Mailing-List: contact giraph-user-help@incubator.apache.org; run by ezmlm
Precedence: bulk
Reply-To: giraph-user@incubator.apache.org
Received-SPF: pass (nike.apache.org: domain of jake.mannix@gmail.com
 designates 209.85.213.175 as permitted sender)
MIME-Version: 1.0
In-Reply-To: 
 <CADYHM8z5BwghJzua_wsZFx4TuD8nsOfN=Rau8LCUz8s1d783-Q@mail.gmail.com>
References: 
 <CADYHM8zOJv0UgK1T+0-ehO5V15CXupcGyOVSDMzBx4Rx5nnBbg@mail.gmail.com>
 <4EE1B704.2000600@apache.org>
 <CADYHM8z5BwghJzua_wsZFx4TuD8nsOfN=Rau8LCUz8s1d783-Q@mail.gmail.com>
From: Jake Mannix <jake.mannix@gmail.com>
Date: Fri, 9 Dec 2011 10:03:32 -0800
Message-ID: 
 <CACYXym98FcxBXOaeV+-LuV46QGtFFcTyDwNdZHAX2Ztna7ouLQ@mail.gmail.com>
Subject: Re: Comparing BSP and MR
To: giraph-user@incubator.apache.org
Content-Type: multipart/alternative; boundary=20cf300fb09f9a623404b3ac9b6a

--20cf300fb09f9a623404b3ac9b6a
Content-Type: text/plain; charset=ISO-8859-1

[hama-user to bcc:]

Let's not crosspost, please, it make the thread of conversation totally
opaque as to who is talking about what.

On Fri, Dec 9, 2011 at 1:42 AM, Praveen Sripati <praveensripati@gmail.com>wrote:

> Thanks to Thomas and Avery for the response.
>
> > For Giraph you are quite correct, all the stuff is submitted as a MR
> job. But a full map stage is not a superstep, the whole computation is a
> done in one mapping phase.
>
> So a map task in MR corresponds to a computation phase in a superstep.
> Once the computation phase for a superstep is complete, the vertex output
> is stored using the defined OutputFormat, the message sent (may be) to
> another vertex and the map task is stopped. Once the barrier
> synchronization phase is complete, another set of map tasks are invoked for
> the vertices which have received a message.
>

In Giraph, each superstep does not lead to storage into an OutputFormat.
 The data lives all in memory from the time the first superstep starts to
the time the final superstep stops (except that for tolerance of failures,
checkpoints are stored to disk at user-specified intervals).  There is only
one set of map tasks for the Giraph job - those long-running map tasks run
possibly many supersteps.


> In a regular MR Job (not Giraph) the number of Map tasks equals to the
> number of InputSplits. But, in case of Giraph the total number of maps to
> be launched is usually more than the number of input vertices.
>

Number of maps > number of input vertices?  Not at all.  That would be
insane.  We want to be able to run over multi-billion vertex graphs.  We're
going to launch multiple billions of mappers?   The splitting of the data
in Giraph is very similar to in a regular MR job, divide up your input data
among the number of mappers you have, and you're off and running.


>
> > Where are the incoming, outgoing messages and state stored
> > Memory
>
> What happens if a particular node is lost in case of Hama and Giraph? Are
> the messages not persisted somewhere to be fetched later.
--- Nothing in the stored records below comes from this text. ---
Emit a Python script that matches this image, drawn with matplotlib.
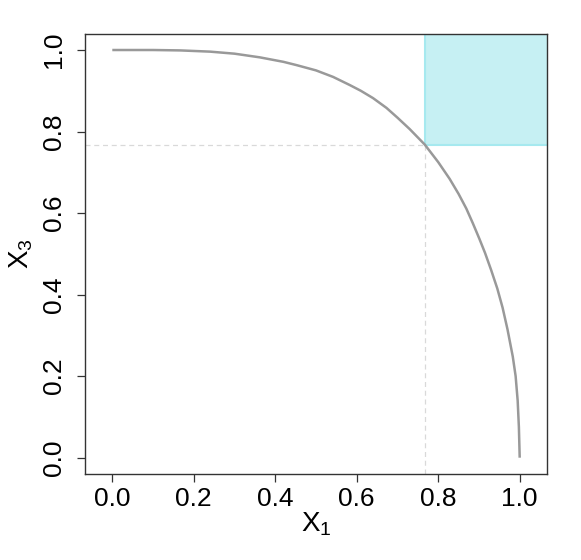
import numpy as np
import matplotlib
matplotlib.use("Agg")
import matplotlib.pyplot as plt
from matplotlib.patches import Rectangle

plt.rcParams['font.family'] = ['Liberation Sans', 'DejaVu Sans']
plt.rcParams['mathtext.fontset'] = 'custom'
plt.rcParams['mathtext.rm'] = 'Liberation Sans'
plt.rcParams['mathtext.it'] = 'Liberation Sans'

# curve points
x1 = [0.0, 0.05, 0.10, 0.167, 0.24, 0.30, 0.362, 0.42, 0.452, 0.50, 0.542,
      0.583, 0.61, 0.64, 0.673, 0.70, 0.730, 0.767, 0.80, 0.828, 0.85, 0.869,
      0.885, 0.901, 0.915, 0.930, 0.945, 0.958, 0.970, 0.983, 0.990, 0.995,
      0.998, 1.0]
x3 = [1.0, 1.0, 1.0, 0.999, 0.996, 0.991, 0.982, 0.971, 0.963, 0.950, 0.934,
      0.914, 0.900, 0.882, 0.858, 0.834, 0.806, 0.768, 0.725, 0.684, 0.647,
      0.611, 0.575, 0.537, 0.502, 0.460, 0.415, 0.368, 0.315, 0.248, 0.200,
      0.140, 0.075, 0.0]

# corner of the shaded region
cx, cy = 0.767, 0.767
ticks = [0.0, 0.2, 0.4, 0.6, 0.8, 1.0]
tick_labels = ["0.0", "0.2", "0.4", "0.6", "0.8", "1.0"]

fig = plt.figure(figsize=(5.81, 5.60), dpi=100)
ax = fig.add_axes([85/581, 86/560, 462/581, 440.3/560])

xlim = (-0.067, 1.067)
ylim = (-0.04, 1.04)
ax.set_xlim(xlim)
ax.set_ylim(ylim)

ax.add_patch(Rectangle((cx, cy), xlim[1] - cx + 0.05, ylim[1] - cy + 0.05,
                       facecolor='#c6f0f3', edgecolor='#a6e9ef', lw=1.5, zorder=1))
ax.plot([xlim[0], cx], [cy, cy], color='#d9d9d9', ls=(0, (4, 3)), lw=0.9, zorder=2)
ax.plot([cx, cx], [ylim[0], cy], color='#d9d9d9', ls=(0, (4, 3)), lw=0.9, zorder=2)
ax.plot(x1, x3, color='#999999', lw=1.8, zorder=3, solid_capstyle='butt',
        solid_joinstyle='round')

ax.set_xticks(ticks)
ax.set_xticklabels(tick_labels)
ax.set_yticks(ticks)
ax.set_yticklabels(tick_labels, rotation=90, va='center')
ax.tick_params(axis='both', length=6, width=0.9, color='#333333', labelsize=19)
ax.tick_params(axis='x', pad=3)
ax.tick_params(axis='y', pad=8)
for s in ax.spines.values():
    s.set_color('#333333')
    s.set_linewidth(1.0)

ax.set_xlabel(r'$\mathrm{X}_1$', fontsize=20, labelpad=0)
ax.set_ylabel(r'$\mathrm{X}_3$', fontsize=20, labelpad=5)

fig.savefig("out.png", dpi=100)
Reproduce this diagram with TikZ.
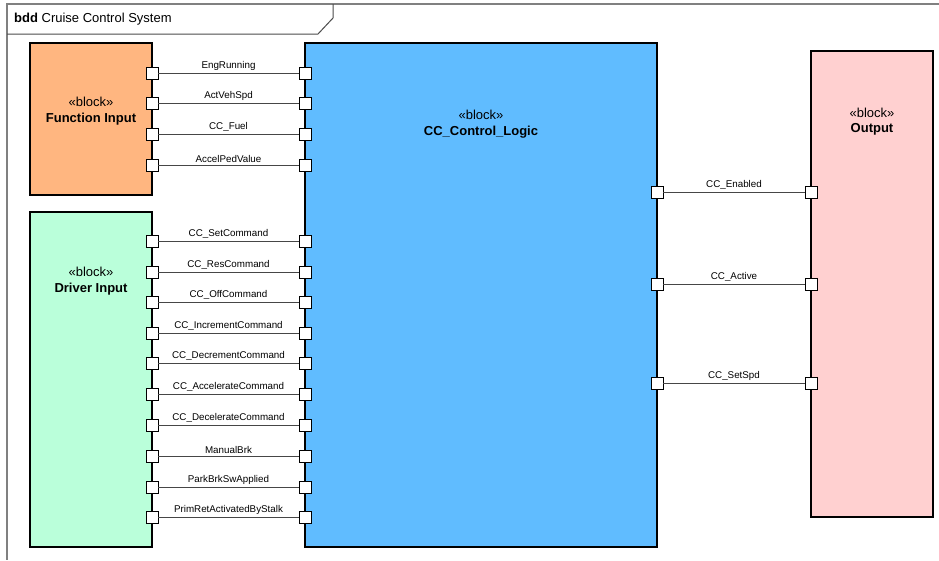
\documentclass[tikz,border=0pt]{standalone}
\usepackage{fontspec}
\setmainfont{Liberation Sans}
\usetikzlibrary{shadows}
\definecolor{fiorange}{RGB}{255,182,128}
\definecolor{drvmint}{RGB}{186,255,218}
\definecolor{ctlblue}{RGB}{96,188,255}
\definecolor{outpink}{RGB}{255,208,208}
\definecolor{framegray}{RGB}{128,128,128}
\definecolor{wiregray}{RGB}{70,70,70}
\begin{document}
\begin{tikzpicture}[x=1pt,y=-1pt,
  blockbox/.style={draw=black, line width=1.2pt, inner sep=0pt,
    drop shadow={shadow xshift=1.2pt, shadow yshift=-1.2pt, fill=black!55, opacity=1}},
  stereo/.style={font=\fontsize{13}{15}\selectfont},
  bname/.style={font=\fontsize{13}{15}\selectfont\bfseries},
  portbox/.style={draw=black, fill=white, line width=0.9pt, minimum size=12pt, inner sep=0pt},
  wire/.style={draw=wiregray, line width=1pt},
  wlabel/.style={midway, above, inner sep=2.2pt, font=\fontsize{9.8}{11}\selectfont}]
\useasboundingbox (0,0) rectangle (939,560);
\fill[white] (0,0) rectangle (939,560);

% diagram frame and name tab
\draw[framegray, line width=1.5pt] (939,4) -- (7,4) -- (7,560);
\draw[black!70, line width=1pt] (7,34) -- (318,34) -- (333,18) -- (333,4);
\node[anchor=west, inner sep=0pt, font=\fontsize{13}{15}\selectfont] (title) at (14,19)
  {\textbf{bdd} Cruise Control System};

% blocks
\path[blockbox, fill=fiorange] (30,43) rectangle (152,195);
\path[blockbox, fill=drvmint] (30,212) rectangle (152,547);
\path[blockbox, fill=ctlblue] (305,43) rectangle (657,547);
\path[blockbox, fill=outpink] (811,51) rectangle (933,517);

\node[stereo] (fis) at (91,102) {«block»};
\node[bname] (fin) at (91,119) {Function Input};
\node[stereo] (drs) at (91,272) {«block»};
\node[bname] (drn) at (91,289) {Driver Input};
\node[stereo] (cls) at (481,115) {«block»};
\node[bname] (cln) at (481,132) {CC\_Control\_Logic};
\node[stereo] (ous) at (872,113) {«block»};
\node[bname] (oun) at (872,129) {Output};

% ports on the input side
\foreach \n/\y in {1/73,2/103,3/134,4/165} {
  \node[portbox] (fp\n) at (152,\y) {};
  \node[portbox] (cf\n) at (305,\y) {};
}
\foreach \n/\y in {1/241,2/272,3/302,4/333,5/363,6/394,7/425,8/456,9/487,10/517} {
  \node[portbox] (dp\n) at (152,\y) {};
  \node[portbox] (cd\n) at (305,\y) {};
}
% ports on the output side
\foreach \n/\y in {1/192,2/284,3/383} {
  \node[portbox] (co\n) at (657,\y) {};
  \node[portbox] (op\n) at (811,\y) {};
}

% connectors
\draw[wire] (fp1) -- (cf1) node[wlabel] {EngRunning};
\draw[wire] (fp2) -- (cf2) node[wlabel] {ActVehSpd};
\draw[wire] (fp3) -- (cf3) node[wlabel] {CC\_Fuel};
\draw[wire] (fp4) -- (cf4) node[wlabel] {AccelPedValue};

\draw[wire] (dp1) -- (cd1) node[wlabel] {CC\_SetCommand};
\draw[wire] (dp2) -- (cd2) node[wlabel] {CC\_ResCommand};
\draw[wire] (dp3) -- (cd3) node[wlabel] {CC\_OffCommand};
\draw[wire] (dp4) -- (cd4) node[wlabel] {CC\_IncrementCommand};
\draw[wire] (dp5) -- (cd5) node[wlabel] {CC\_DecrementCommand};
\draw[wire] (dp6) -- (cd6) node[wlabel] {CC\_AccelerateCommand};
\draw[wire] (dp7) -- (cd7) node[wlabel] {CC\_DecelerateCommand};
\draw[wire] (dp8) -- (cd8) node[wlabel] {ManualBrk};
\draw[wire] (dp9) -- (cd9) node[wlabel] {ParkBrkSwApplied};
\draw[wire] (dp10) -- (cd10) node[wlabel] {PrimRetActivatedByStalk};

\draw[wire] (co1) -- (op1) node[wlabel] {CC\_Enabled};
\draw[wire] (co2) -- (op2) node[wlabel] {CC\_Active};
\draw[wire] (co3) -- (op3) node[wlabel] {CC\_SetSpd};
\end{tikzpicture}
\end{document}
If nodes are lost, the system has to back up to the most recent checkpoint,
where graph state has been persisted to HDFS.  Messages are not currently
persisted, but the state at which the graph was in to produce any messages
was.


> > In Giraph, vertices can move around workers between supersteps.  A
> vertex will run on the worker that it is assigned to.
>
> Is data locality considered while moving vertices around workers in Giraph?
>

Data is all in memory, and typical graph algorithms are basically sending
roughly the size of the entire graph (number of total edges) out over
distributed RPC in any given superstep, so shuffling the graph around by
RPC is not much more to do.


>
> > As you can see, you could write a MapReduce Engine with BSP on top of
> Apache Hama.
>
> It's being the done other way, BSP is implemented in Giraph using Hadoop.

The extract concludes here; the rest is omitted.